O mais grave de tudo isto - se bem que já é muito grave querer fazer passar um folhetim por uma obra científica – é o facto de nisto haver dinheiros públicos e a chancela da Assembleia que a todos nós nos representa. Independentemente de sermos monárquicos ou republicanos, se gostarmos de História (ou da honestidade e do rigor intelectual) não podemos deixar de criticar esta obra. É um dos piores exemplos que temos visto em já muito tempo. Mal andou a Sra. Ministra e a sua Co-Autora e mal andou a Assembleia.
A quem o ler – que o leia com espírito crítico e não acredite no pretenso ar científico e isento com que se apresenta.


Uma última nota para acabarmos com este assunto – 1: afinal os presidentes de junta não são todos roncadores; 2: O Dr.
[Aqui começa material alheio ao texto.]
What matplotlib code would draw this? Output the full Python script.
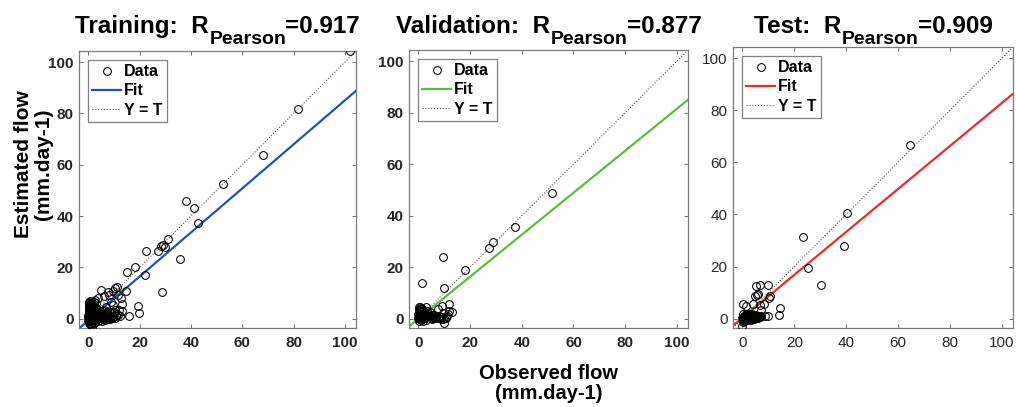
import matplotlib
matplotlib.use("Agg")
import matplotlib.pyplot as plt

plt.rcParams["font.family"] = ["Liberation Sans", "DejaVu Sans"]

# ---- data (observed, estimated) ----
train_obs = [102.0, 81.6, 68.2, 52.4, 37.9, 41.2, 42.8, 35.9, 31.1, 28.5, 27.1, 30.0, 29.3, 22.6,
             18.3, 15.2, 22.2, 28.9, 19.2, 19.8, 16.0, 14.7, 11.2, 10.3, 12.7, 13.0, 13.0, 5.1,
             7.5, 9.5, 6.2, 8.8, 8.2, 11.4, 6.9, 9.5, 12.1, 3.6, 2.3, 0.4, 1.5,
             0.1, 0.3, 0.2, 0.5, 0.1, 0.4, 0.6, 0.2, 0.8, 0.3, 1.0, 0.7, 1.2, 0.9, 1.3, 0.6,
             1.1, 1.4, 0.4, 0.8, 1.5, 0.2, 1.0, 0.5, 1.6, 1.8, 2.0, 2.2, 2.5, 2.8, 3.0, 3.3,
             2.6, 1.9, 0.0, 0.9,
             2.0, 2.4, 2.9, 3.4, 3.8, 4.2, 4.6, 5.0, 5.4, 5.8, 6.2, 6.6, 7.0, 7.4, 7.8, 8.2,
             8.6, 9.0, 9.4, 9.8, 10.3, 10.8, 11.5, 3.1, 4.0, 4.8, 5.6, 6.4, 7.2, 8.0, 8.9,
             3.6, 5.2, 2.2, 4.4, 6.0, 9.9, 10.6, 11.0, 12.3, 1.4, 3.0, 5.9, 7.7, 0.6, 1.0,
             1.7, 2.7, 4.5, 6.8,
             0.0, 0.3, 0.6, 0.9, 1.2, 0.1, 0.5, 0.8, 1.1, 0.3, 0.7, 0.0, 0.4, 1.3, 0.2, 0.9,
             1.6, 2.1, 2.5, 3.2, 3.9, 4.7, 5.5, 6.3, 7.1, 7.9, 8.7, 9.6, 1.9, 2.3]
train_est = [104.2, 81.8, 63.7, 52.4, 45.9, 43.1, 37.2, 23.2, 31.0, 28.4, 26.2, 27.9, 28.6, 26.2,
             20.0, 18.2, 17.1, 10.5, 5.1, 2.2, 1.2, 10.9, 12.3, 11.8, 8.0, 5.8, 2.9, 11.3,
             10.6, 10.9, 8.7, 6.7, 9.3, 9.3, 4.5, 5.4, 3.5, 8.0, 6.7, 6.1, -3.4,
             -1.5, -0.8, 0.5, 1.2, 2.0, 2.8, 3.5, 4.2, 4.8, 5.5, 6.2, -2.0, -1.0, 0.2, 1.6, 2.4,
             3.1, 4.0, -0.2, 1.0, 2.2, 3.2, 5.2, 6.8, 0.6, 3.6, 5.0, 1.8, 4.4, 2.6, 6.0, 3.8,
             7.2, -1.2, 0.9, -2.6,
             0.3, -0.5, 0.8, 0.0, 1.2, 0.4, -0.6, 0.9, 0.2, 1.4, 0.5, -0.3, 1.0, 0.3, 1.6, 0.6,
             0.1, 1.1, 0.4, 0.8, 0.2, 0.9, 1.4, 1.9, 2.4, 1.8, 2.9, 2.2, 2.6, 3.0, 2.3,
             -1.0, -0.9, -1.6, 3.2, 3.6, 2.7, 3.4, 1.9, 1.1, 0.0, -0.2, -0.1, -0.2, 0.6, -0.5,
             1.0, 1.4, 1.0, 1.8,
             -0.4, 0.4, 1.8, 2.6, 3.4, 4.4, 5.8, 0.0, -1.8, 3.8, 2.0, 1.2, 4.6, 5.6, 6.4, 1.6,
             0.2, 0.6, -0.2, 0.9, 0.4, 1.2, 0.6, 0.3, 0.8, 0.4, 0.7, 0.5, 2.8, 3.9]

valid_obs = [51.8, 37.2, 28.8, 27.5, 18.1, 9.4, 1.3, 10.1, 12.0, 12.9, 9.0, 11.1, 9.4, 9.8,
             2.8, 0.7, 7.5, 9.4, 11.4, 12.0, 10.7, 8.8, 10.1,
             0.1, 0.4, 0.2, 0.6, 0.3, 0.8, 0.5, 1.1, 0.2, 1.0, 1.4, 1.2, 1.6, 1.9, 2.2, 2.6,
             2.4, 3.0, 3.4, 3.8, 4.2, 4.7, 5.1, 5.6, 6.0, 6.5, 7.0, 7.5, 8.0, 8.6, 3.2, 4.4,
             0.9, 1.8, 2.9, 5.3, 0.0, 1.5,
             0.0, 0.4, 0.8, 1.2, 0.3, 0.7, 1.0, 1.6, 2.0, 2.5, 3.1, 3.6, 4.1, 4.9, 5.8, 6.8,
             7.8, 8.9]
valid_est = [48.7, 35.7, 29.9, 27.3, 18.9, 24.0, 14.0, 11.8, 5.6, 2.7, 4.9, 1.0, 0.0, 0.4,
             4.4, 4.5, 3.6, 2.3, 1.7, 2.9, 0.4, -0.3, -1.5,
             -1.0, -0.3, 0.6, 1.4, 2.2, 2.9, 3.6, 4.2, 4.6, -0.6, 0.5, 1.8, 2.6, 3.4, 1.2, 0.3,
             2.4, 1.6, 0.6, 1.9, 0.9, 0.2, 1.3, 0.6, 1.6, 0.4, 1.0, 0.3, 1.2, 0.6, 3.0, 2.5,
             0.9, -0.8, -0.4, -0.3, 1.7, 3.9,
             0.2, 1.0, 0.0, 2.8, 3.2, 1.8, 3.9, 0.8, 2.0, 1.5, 0.4, 1.2, 0.5, 0.9, 0.3, 0.7,
             0.2, 0.6]

test_obs = [64.4, 40.4, 39.0, 23.4, 25.2, 30.4, 14.6, 14.2, 9.7, 6.7, 5.2, 6.1, 4.9, 10.3,
            3.9, 6.7, 8.4, 0.4, 1.3, 0.0, 7.3, 8.6, 9.7, 7.0, 5.8, 10.6,
            0.0, 0.3, 0.6, 0.9, 1.2, 1.5, 1.8, 2.1, 2.4, 2.7, 3.0, 3.3, 3.6, 3.9, 4.2, 4.5,
            4.8, 5.1, 5.4, 5.7, 6.0, 6.3, 6.6, 0.2, 0.8, 1.4, 2.0, 2.6, 3.2, 3.8, 4.4, 5.0,
            0.5, 1.1, 1.7, 2.3, 2.9, 3.5, 4.1, 4.7, 0.1,
            0.2, 0.7, 1.3, 1.9, 2.5, 3.1, 3.7, 4.3, 4.9, 5.5, 6.1, 6.9, 0.4, 1.0, 1.6, 2.2]
test_est = [66.5, 40.4, 27.8, 31.2, 19.5, 12.8, 4.2, 1.3, 12.9, 13.1, 12.5, 9.6, 8.6, 7.9,
            5.8, 5.4, 5.5, 5.5, 5.0, -2.8, 0.9, 0.9, 0.9, 3.2, 9.0, 8.6,
            0.2, -0.4, 0.9, 0.1, 1.3, -0.2, 0.6, 1.1, 0.0, 0.8, 1.4, 0.3, 0.9, -0.1, 0.6, 1.2,
            0.4, 0.9, 0.2, 0.7, 1.1, 0.5, 0.9, 1.6, -0.8, 1.9, -0.7, 1.7, -0.6, 1.6, -0.3, 1.5,
            0.5, 0.4, 1.4, 0.5, 0.1, 1.5, 0.2, 0.8, -1.2,
            0.8, 0.3, 0.6, 1.0, 0.4, 0.7, 1.1, 0.5, 0.6, 1.0, 0.4, 0.8, -0.3, 1.2, 0.2, 1.3]

set_names = ["Training", "Validation", "Test"]
r_pearson = [0.917, 0.877, 0.909]
fit_slope = [0.858, 0.815, 0.825]
fit_intercept = [-0.7, 0.0, 0.3]
fit_colors = ["#2352b0", "#5dbb3f", "#ee2a2a"]
tick_values = [0, 20, 40, 60, 80, 100]

obs_sets = [train_obs, valid_obs, test_obs]
est_sets = [train_est, valid_est, test_est]

# axes boxes in figure fraction (left, bottom, width, height)
boxes = [(0.0778, 0.1941, 0.2726, 0.6806),
         (0.4026, 0.1941, 0.2746, 0.6830),
         (0.7215, 0.1941, 0.2756, 0.6904)]

fig = plt.figure(figsize=(10.16, 4.07), dpi=100)
titles = []

for i in range(3):
    ax = fig.add_axes(boxes[i])
    ax.plot(obs_sets[i], est_sets[i], "o", mfc="none", mec="black", ms=5.6, mew=0.75,
            label="Data", zorder=3)
    ax.axline((0, fit_intercept[i]), slope=fit_slope[i], color=fit_colors[i], lw=1.6,
              label="Fit", zorder=2)
    ax.axline((0, 0), slope=1, color="#555555", lw=0.8, ls=(0, (1, 1.6)),
              label="Y = T", zorder=1)

    ax.set_xlim(-3.6, 104.3)
    ax.set_ylim(-3.6, 104.3)
    ax.set_xticks(tick_values)
    ax.set_yticks(tick_values)
    weight = "normal" if i == 2 else "bold"
    ax.tick_params(direction="in", length=3, width=0.6, color="#555555",
                   top=True, right=True, labelsize=11, labelcolor="#262626")
    ax.tick_params(axis="x", pad=6)
    ax.tick_params(axis="y", pad=4)
    for lab in ax.get_xticklabels() + ax.get_yticklabels():
        lab.set_fontweight(weight)
    for sp in ax.spines.values():
        sp.set_color("#7a7a7a")
        sp.set_linewidth(0.9)

    # title "Name:  R_Pearson=r" built from three pieces so the subscript can sit low
    cx = boxes[i][0] + boxes[i][2] / 2
    t1 = fig.text(cx, 0.919, set_names[i] + ":  R", fontsize=17.5, fontweight="bold",
                  ha="left", va="baseline")
    t2 = ax.annotate("Pearson", xy=(1, 0), xycoords=t1, xytext=(1, -6),
                     textcoords="offset pixels", fontsize=14, fontweight="bold",
                     ha="left", va="baseline", annotation_clip=False)
    t3 = ax.annotate(f"={r_pearson[i]:.3f}", xy=(1, 0), xycoords=(t2, t1), xytext=(-1, 0),
                     textcoords="offset pixels", fontsize=17.5, fontweight="bold",
                     ha="left", va="bottom", annotation_clip=False)
    titles.append((t1, t3, cx))

    leg = ax.legend(loc="upper left", prop={"weight": "bold", "size": 11.5},
                    fancybox=False, framealpha=1, edgecolor="#808080",
                    borderpad=0.27, labelspacing=0.27, handlelength=1.8,
                    handletextpad=0.2, borderaxespad=0.55)
    leg.get_frame().set_linewidth(0.9)

    if i == 0:
        ax.set_ylabel("Estimated flow\n(mm.day-1)", fontsize=15, fontweight="bold",
                      linespacing=1.1, va="center")
        ax.yaxis.set_label_coords(-0.165, 0.59)
    if i == 1:
        ax.set_xlabel("Observed flow\n(mm.day-1)", fontsize=14.5, fontweight="bold",
                      linespacing=1.1, va="center")
        ax.xaxis.set_label_coords(0.5, -0.2)

# centre each three-piece title over its axes
fig.canvas.draw()
renderer = fig.canvas.get_renderer()
fig_w = fig.bbox.width
for t1, t3, cx in titles:
    left = t1.get_window_extent(renderer).x0
    right = t3.get_window_extent(renderer).x1
    width = (right - left) / fig_w
    t1.set_x(cx - width / 2)

fig.savefig("out.png", dpi=100)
Carlos confunde legitimidade de título com legitimidade de exercício; 3 – as notícias recentes podem ler-se nos jornais; falo das antigas para ninguém se esquecer delas…

1 comentário:

M. Pompadour disse...

O que me deixa feliz neste post todo são as letras miudinhas...eu depois mando a conta do oftalmologista. x)

Ainda bem que os presidentes de junta n são todos roncadores, pq se o são já me roncaram mts elogios rasgados e isso contenta-me.lol

E depois oh Dr Nelsu..deixe lá as criancinhas crescerem na ilusão das histórias de encantar, têm tempo de enfrentar a dura realidade. :p Só criticam!